▶ [GIVEN EXERCISE] Copy the lines of the data below exactly, starting at the first and stopping after the line that contains "Pie, Cell, Customized"; include no pictures.

▶ [RECORDED DATA]
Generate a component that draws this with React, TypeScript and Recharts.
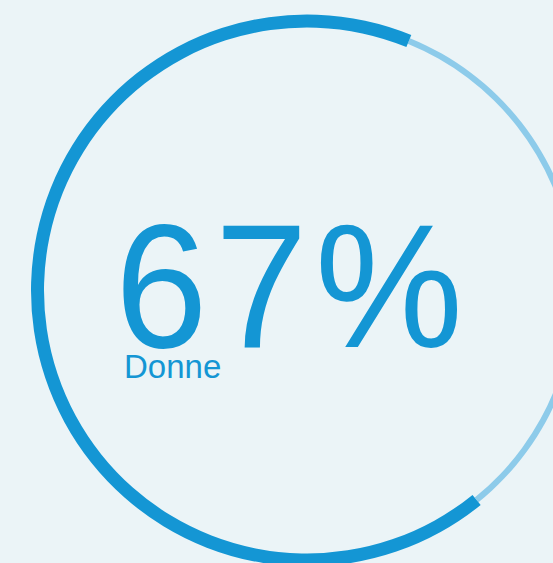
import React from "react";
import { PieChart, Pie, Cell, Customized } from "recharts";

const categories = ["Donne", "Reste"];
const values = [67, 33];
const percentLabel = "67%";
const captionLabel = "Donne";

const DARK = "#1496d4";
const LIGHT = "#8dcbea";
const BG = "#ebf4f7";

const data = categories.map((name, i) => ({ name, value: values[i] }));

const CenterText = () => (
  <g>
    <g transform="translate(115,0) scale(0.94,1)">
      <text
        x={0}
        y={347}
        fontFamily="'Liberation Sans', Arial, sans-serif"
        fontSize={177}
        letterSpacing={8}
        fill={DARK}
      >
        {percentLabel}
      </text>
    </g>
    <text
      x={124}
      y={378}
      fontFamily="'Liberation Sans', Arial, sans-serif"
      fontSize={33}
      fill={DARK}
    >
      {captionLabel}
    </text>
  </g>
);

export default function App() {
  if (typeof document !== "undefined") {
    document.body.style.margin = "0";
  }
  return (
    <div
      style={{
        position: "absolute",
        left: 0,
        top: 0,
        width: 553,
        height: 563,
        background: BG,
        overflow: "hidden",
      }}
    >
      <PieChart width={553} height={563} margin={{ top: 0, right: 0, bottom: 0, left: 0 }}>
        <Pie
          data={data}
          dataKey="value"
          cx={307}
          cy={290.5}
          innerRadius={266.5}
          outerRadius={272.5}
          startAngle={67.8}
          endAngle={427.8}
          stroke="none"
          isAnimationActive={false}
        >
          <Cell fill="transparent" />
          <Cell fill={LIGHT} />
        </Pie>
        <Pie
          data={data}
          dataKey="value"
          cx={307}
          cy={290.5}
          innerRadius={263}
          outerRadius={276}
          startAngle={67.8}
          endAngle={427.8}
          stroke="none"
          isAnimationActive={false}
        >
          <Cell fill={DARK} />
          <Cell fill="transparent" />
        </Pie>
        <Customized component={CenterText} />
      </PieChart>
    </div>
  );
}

▶ [ANSWER TO THIS PROBLEM]
Generate a component that draws this with React, TypeScript and Recharts.
import React from "react";
import { PieChart, Pie, Cell, Customized } from "recharts";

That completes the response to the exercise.